Like much of linear algebra, Markov Chains are closely related to statistics and probability. The basic idea is that each state within a Markov Chain is dependent on the previous state given a set of probabilities that correspond to each participant.
For example, imagine there are three islands: A, B, C. There are \( p_{A} \) birds on A, \( p_{B} \) on B, and \( p_{C} \) on C. Each year for A, 20% travel to B, 30% travel to C, and 50% stay on the island. For B, 10% travel to A, 80% travel to C, and 10% stay on B. Finally, for C, 5% travel to A, 90% travel to B, and the remaining 5% stay on C. What would be the final populations of each island after two years?
Since the population changes each year due to the migration we must use Markov Chains. We can model the probability matrix as the following equations:
\( p_{A+1} \) = 0.5\( p_{A} \) + 0.1\( p_{B} \) + 0.05\( p_{C} \)
\( p_{B+1} \) = 0.2\( p_{A} \) + 0.1\( p_{B} \) + 0.9\( p_{C} \)
\( p_{C+1} \) = 0.3\( p_{A} \) + 0.8\( p_{B} \) + 0.05\( p_{C} \)
If the populations of the islands are contained in a population vector \( p_{n} \) where the first, second, and third entries are \( p_{A} \), \( p_{B} \), and \( p_{C} \) respectively, and the probabilities in the probability square matrix A, then \( p_{n+1} \) is the matrix-vector product A\( p_{n} \). In this case, each row entry of A corresponds with the probability coefficients in the above equations. The elements of A are the following (\( a_{ij} \) = element at \( i^{th} \) row and \( j^{th} \) column): \( a_{11} \) = 0.5, \( a_{12} \) = 0.1, \( a_{13} \) = 0.05, \( a_{21} \) = 0.2, \( a_{22} \) = 0.1, \( a_{23} \) = 0.9, \( a_{31} \) = 0.3, \( a_{32} \) = 0.8, \( a_{33} \) = 0.05
To get the population of the first year, \( p_{1} =Ap_{0} \) where \( p_{0} \) represents the initial population vector. Then \( p_{2} =Ap_{1} \) or \( p_{2} =A(Ap_{0}) = (AA)p_{0}=A^{2}p_{0}\). In this case, the population vector after two years is \( p_{2} = [0.285p_{A} + 0.1p_{B} + 0.1175p_{C}; 0.39p_{A} + 0.79p_{B} + \)\( 0.145p_{C}; 0.325p_{A} + 0.15p_{B} + 0.7375p_{C}] \)
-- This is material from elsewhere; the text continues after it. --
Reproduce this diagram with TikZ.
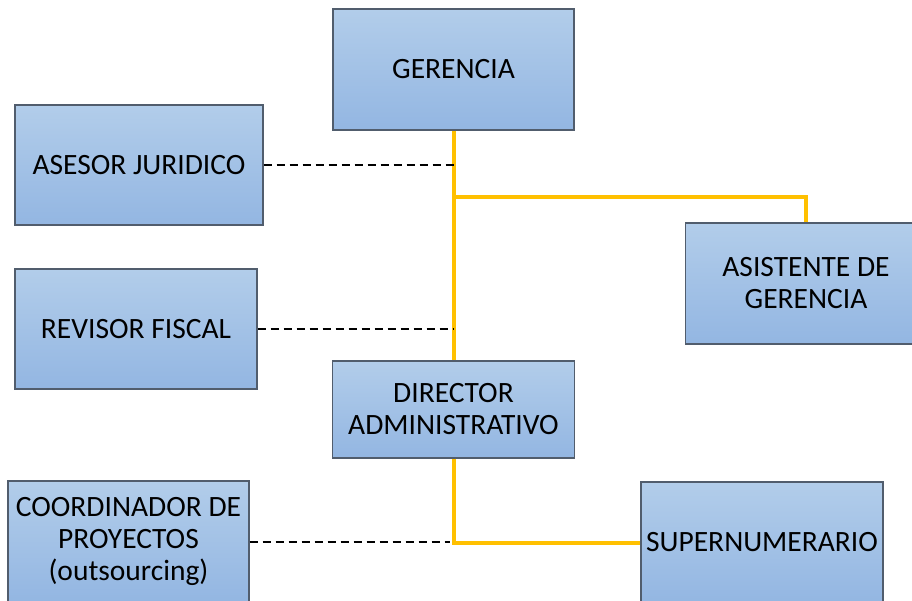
\documentclass[tikz,border=0pt]{standalone}
\usepackage{fontspec}
\setmainfont{Carlito}
\definecolor{boxtop}{HTML}{B2CDEA}
\definecolor{boxbot}{HTML}{93B6E2}
\definecolor{boxborder}{HTML}{515D6D}
\definecolor{yel}{HTML}{FFC000}
\begin{document}
\begin{tikzpicture}[x=1pt,y=-1pt,
  box/.style={draw=boxborder, line width=1.2pt, top color=boxtop, bottom color=boxbot,
    minimum width=241pt, minimum height=121pt, inner sep=0pt, align=center,
    font=\fontsize{29.5}{32}\selectfont},
  yelline/.style={draw=yel, line width=4pt},
  dsh/.style={draw=black, line width=2pt, dash pattern=on 8pt off 5pt}]
\useasboundingbox (0,0) rectangle (912,601);
\clip (0,0) rectangle (912,601);
\node[box] (ger) at (453.5,69.5) {GERENCIA};
\node[box, minimum width=248pt, minimum height=120pt] (ase) at (139,165) {ASESOR JURIDICO};
\node[box, minimum width=242pt, minimum height=120pt] (rev) at (136,329) {REVISOR FISCAL};
\node[box] (asi) at (806,283.5) {ASISTENTE DE\\GERENCIA};
\node[box, minimum width=242pt, minimum height=97pt] (dir) at (453.5,409.5) {DIRECTOR\\ADMINISTRATIVO};
\node[box] (coo) at (128.5,541.5) {COORDINADOR DE\\PROYECTOS\\(outsourcing)};
\node[box, minimum width=242pt] (sup) at (762,542.5) {SUPERNUMERARIO};
\coordinate (j1) at (453.5,197);
\draw[yelline] (ger.south) -- (dir.north);
\draw[yelline] (j1) -| (asi.north);
\draw[yelline] (dir.south) |- (sup.west);
\draw[dsh] (ase.east) -- (ase.east -| ger.south);
\draw[dsh] (rev.east) -- (rev.east -| ger.south);
\draw[dsh] (coo.east) -- ([xshift=-4pt]coo.east -| dir.south);
\end{tikzpicture}
\end{document}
For n years after the initial population, \( p_{n} = A^{n}p_{0} \) where for large \( n, A^{n} \) will stabilize and converge to the eigenvectors A which can be determined by determining the eigenvalues from the Spectral Theorem and matrix decompositions. The Spectral Theorem makes computing large powers of A much simpler than by brute force.
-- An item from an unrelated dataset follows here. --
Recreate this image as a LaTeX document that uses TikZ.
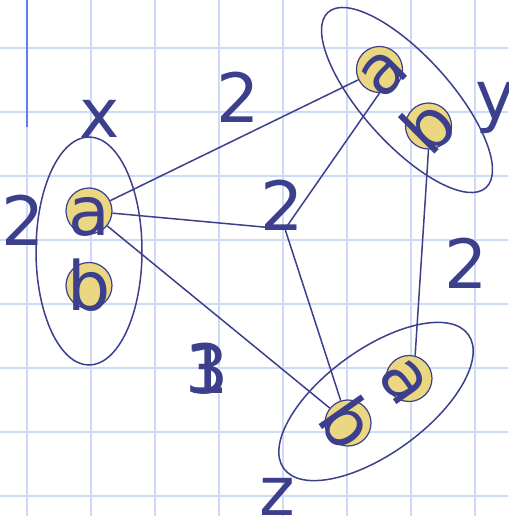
\documentclass[tikz,border=0pt]{standalone}
\usepackage{fontspec}
\setmainfont{DejaVu Sans}
\definecolor{ink}{RGB}{60,64,140}
\definecolor{dot}{RGB}{235,214,130}
\definecolor{gridc}{RGB}{205,218,248}
\definecolor{margin}{RGB}{95,125,230}
\begin{document}
\begin{tikzpicture}[x=1pt,y=-1pt,
  dotnode/.style={circle, draw=ink, fill=dot, line width=1.2pt, minimum size=46pt, inner sep=0pt},
  lettr/.style={text=ink, font=\fontsize{68}{80}\selectfont, inner sep=0pt, anchor=base},
  edge/.style={draw=ink, line width=1.5pt},
  group/.style={draw=ink, line width=1.5pt}]
\useasboundingbox (0,0) rectangle (508,516);
\fill[white] (0,0) rectangle (508,516);
\foreach \gx in {27,91,...,475} \draw[gridc, line width=2.5pt] (\gx,0) -- (\gx,516);
\foreach \gy in {48,112,...,496} \draw[gridc, line width=2.5pt] (0,\gy) -- (508,\gy);
\draw[margin, line width=2pt] (27,0) -- (27,127);
% groups
\draw[group] (89,251) ellipse [x radius=53, y radius=114];
\draw[group] (407,100) ellipse [x radius=118, y radius=44, rotate=-48];
\draw[group] (376,401.5) ellipse [x radius=114, y radius=52, rotate=36];
% dots
\node[dotnode] (xa) at (89,211) {};
\node[dotnode] (xb) at (89,285.5) {};
\node[dotnode] (ya) at (379.5,69.5) {};
\node[dotnode] (yb) at (428.5,126) {};
\node[dotnode] (za) at (409,378.5) {};
\node[dotnode] (zb) at (348,423) {};
\coordinate (j) at (285,229);
% connectors
\draw[edge] (xa) -- (ya);
\draw[edge] (xa) -- (j);
\draw[edge] (ya.south) -- (j);
\draw[edge] (j) -- (zb);
\draw[edge] (xa) -- (zb);
\draw[edge] (yb.south) -- (za.75);
% letters in dots
\node[lettr] (xat) at (89,235.5) {a};
\node[lettr] (xbt) at (89,310.5) {b};
\node[lettr, rotate=45] (yat) at (396.8,86.8) {a};
\node[lettr, rotate=45] (ybt) at (445.8,143.3) {b};
\node[lettr, rotate=-55] (zat) at (388.9,392.6) {a};
\node[lettr, rotate=-55] (zbt) at (327.9,437.1) {b};
% group labels
\node[lettr] (lx) at (100,137) {x};
\node[lettr] (ly) at (496,120) {y};
\node[lettr] (lz) at (277,515) {z};
% weights
\node[lettr] (w1) at (238,122) {2};
\node[lettr] (w2) at (23,245) {2};
\node[lettr] (w3) at (282,230) {2};
\node[lettr] (w4) at (466,288) {2};
\node[lettr] (w5) at (207,393) {1};
\node[lettr] (w6) at (207,393) {3};
\end{tikzpicture}
\end{document}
In the context of PageRank, the entries of the probability matrix are the probabilities of a user moving from one page to another where the probabilities are determined by the quantity of functioning links. Using Markov Chains and the stabilized eigenvector over large iterations, the output is a probability vector that ranks the importance of each webpage.